The timing of these repayments has raised questions regarding previous fiscal projections. Earlier internal documents from the finance ministry suggested that these specific repayments had not been factored into the schedule as recently as late last month. Furthermore, Pakistani authorities had previously assured the International Monetary Fund that external financing needs were secured through expected rollovers from key bilateral partners including China, Saudi Arabia, and the UAE. The decision by the UAE to seek the return of these funds created a 3.5 billion dollar gap in the projected financing plan, necessitating the quick arrangement of alternative funds from Riyadh.
Historically, these loans date back to different economic eras in Pakistan. A 2 billion dollar portion was originally acquired during 2018 to bolster falling foreign exchange reserves during a period of stalled negotiations with international lenders. Perhaps more striking is the settlement of a 450 million dollar loan that had been outstanding since the mid-nineties. This specific debt, initially contracted for a one-year term nearly thirty years ago, has finally been retired as part of this week’s sweeping financial settlements.
To prevent a liquidity crisis, Saudi Arabia has also stepped in to extend an existing 5 billion dollar cash deposit for an additional two years. While Pakistan previously managed these Saudi loans at a 4 percent interest rate, the specific terms and interest rates for the latest 3 billion dollar infusion have not been publicly disclosed. Under the framework of the current 7 billion dollar IMF program, major bilateral partners had initially committed to maintaining a combined 12.5 billion dollars in cash deposits with the State Bank of Pakistan until the program concludes in late 2025.

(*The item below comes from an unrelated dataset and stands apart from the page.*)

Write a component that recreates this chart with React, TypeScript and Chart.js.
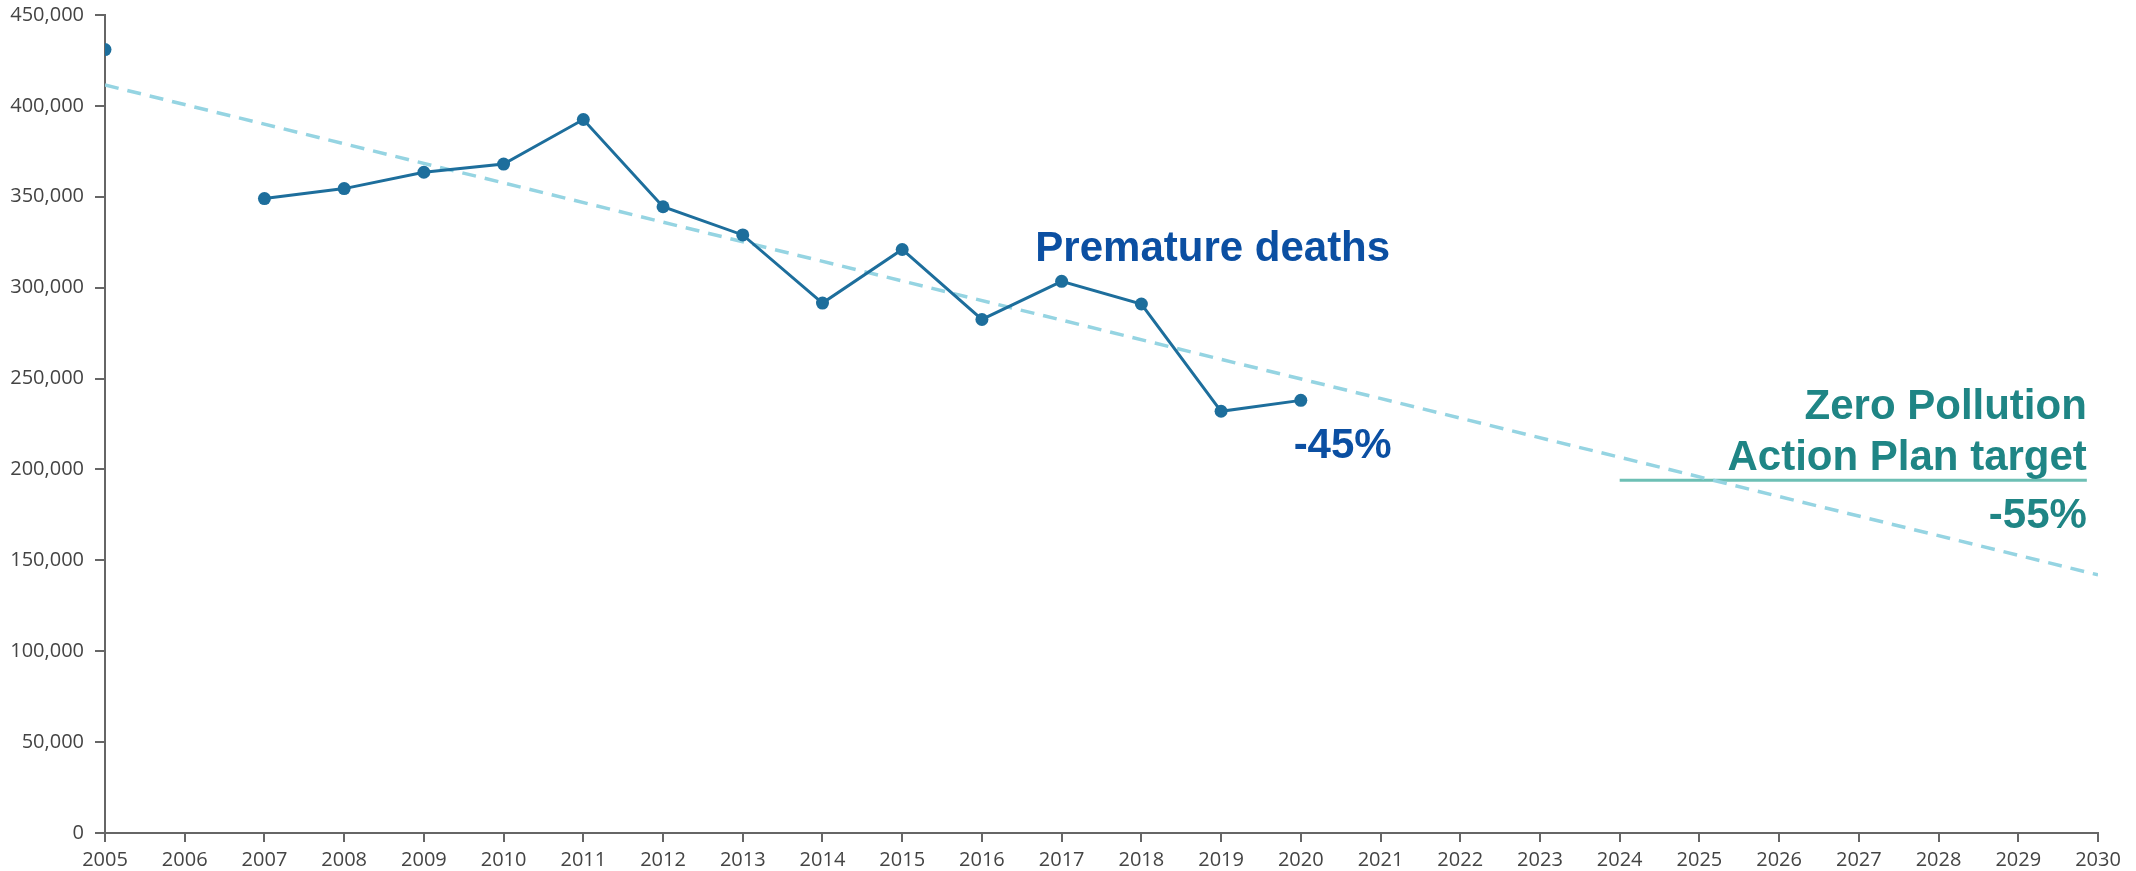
import React, { useEffect, useRef } from "react";
import { Chart, registerables } from "chart.js";

Chart.register(...registerables);

// ---- Data ----
const years = [2005, 2006, 2007, 2008, 2009, 2010, 2011, 2012, 2013, 2014, 2015, 2016, 2017, 2018, 2019, 2020];
const deaths: (number | null)[] = [431000, null, 349000, 354500, 363500, 368000, 392500, 344500, 329000, 291500, 321000, 282500, 303500, 291000, 232000, 238000];

const trendYears = [2005, 2030];
const trendValues = [411500, 142000];

const targetYears = [2024, 2029.86];
const targetValues = [194000, 194000];

const xMin = 2005;
const xMax = 2030;
const yMin = 0;
const yMax = 450000;
const yStep = 50000;

// annotation texts (anchored in data coordinates)
const annotations = [
  { text: "Premature deaths", x: 2016.67, y: 314700, align: "left", color: "#0B4FA2" },
  { text: "-45%", x: 2019.91, y: 206300, align: "left", color: "#0B4FA2" },
  { text: "Zero Pollution", x: 2029.86, y: 227800, align: "right", color: "#1F8585" },
  { text: "Action Plan target", x: 2029.86, y: 199700, align: "right", color: "#1F8585" },
  { text: "-55%", x: 2029.86, y: 167800, align: "right", color: "#1F8585" },
];

const annotationPlugin = {
  id: "textAnnotations",
  afterDatasetsDraw(chart: any) {
    const { ctx, scales } = chart;
    ctx.save();
    ctx.font = "bold 42px 'Liberation Sans', Arial, sans-serif";
    ctx.textBaseline = "alphabetic";
    for (const a of annotations) {
      ctx.fillStyle = a.color;
      ctx.textAlign = a.align as CanvasTextAlign;
      ctx.fillText(a.text, scales.x.getPixelForValue(a.x), scales.y.getPixelForValue(a.y));
    }
    ctx.restore();
  },
};

export default function App() {
  const ref = useRef<HTMLCanvasElement | null>(null);

  useEffect(() => {
    if (!ref.current) return;
    const chart = new Chart(ref.current, {
      type: "line",
      data: {
        datasets: [
          {
            label: "Premature deaths",
            data: years.map((x, i) => ({ x, y: deaths[i] })) as any,
            borderColor: "#1D6E9C",
            backgroundColor: "#1D6E9C",
            borderWidth: 3,
            pointRadius: 6.5,
            pointHoverRadius: 6.5,
            pointBorderWidth: 0,
            spanGaps: false,
            tension: 0,
          },
          {
            label: "Trend",
            data: trendYears.map((x, i) => ({ x, y: trendValues[i] })),
            borderColor: "#95D4E2",
            borderWidth: 3.5,
            borderDash: [14, 9],
            pointRadius: 0,
            tension: 0,
          },
          {
            label: "Target",
            data: targetYears.map((x, i) => ({ x, y: targetValues[i] })),
            borderColor: "#6DBFB4",
            borderWidth: 3,
            pointRadius: 0,
            tension: 0,
          },
        ],
      },
      options: {
        animation: false,
        responsive: false,
        maintainAspectRatio: false,
        layout: { padding: { left: 0, right: 38, top: 15, bottom: 0 } },
        plugins: {
          legend: { display: false },
          tooltip: { enabled: false },
        },
        scales: {
          x: {
            type: "linear",
            min: xMin,
            max: xMax,
            ticks: {
              stepSize: 1,
              autoSkip: false,
              maxRotation: 0,
              padding: 6,
              color: "#444",
              font: { family: "'Open Sans', sans-serif", size: 20 },
              callback: (v: any) => String(v),
            },
            grid: { drawOnChartArea: false, drawTicks: true, tickLength: 9, color: "#666", lineWidth: 2 },
            border: { display: true, color: "#666", width: 2 },
            afterFit: (s: any) => { s.height = 38; },
          },
          y: {
            type: "linear",
            min: yMin,
            max: yMax,
            ticks: {
              stepSize: yStep,
              padding: 11,
              color: "#444",
              font: { family: "'Open Sans', sans-serif", size: 20 },
              callback: (v: any) => Number(v).toLocaleString("en-US"),
            },
            grid: { drawOnChartArea: false, drawTicks: true, tickLength: 10, color: "#666", lineWidth: 2 },
            border: { display: true, color: "#666", width: 2 },
            afterFit: (s: any) => { s.width = 105; s.paddingTop = 0; s.paddingBottom = 0; },
          },
        },
      },
      plugins: [annotationPlugin],
    });
    return () => chart.destroy();
  }, []);

  return (
    <div style={{ position: "absolute", left: 0, top: 0, width: 2136, height: 871, background: "#fff" }}>
      <canvas ref={ref} width={2136} height={871} style={{ width: 2136, height: 871, display: "block" }} />
    </div>
  );
}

The recent shift in the UAE’s stance follows a period of short-term extensions. Earlier in the year, the UAE had rolled over 2 billion dollars for only a single month at an interest rate of 6.5 percent, despite Pakistan’s request for a longer two-year commitment at a lower rate. By successfully navigating these repayments through alternative bilateral support, the central bank aims to demonstrate its ability to meet international obligations, though the reliance on new debt to pay old deposits highlights the ongoing complexities of the nation’s external financing strategy.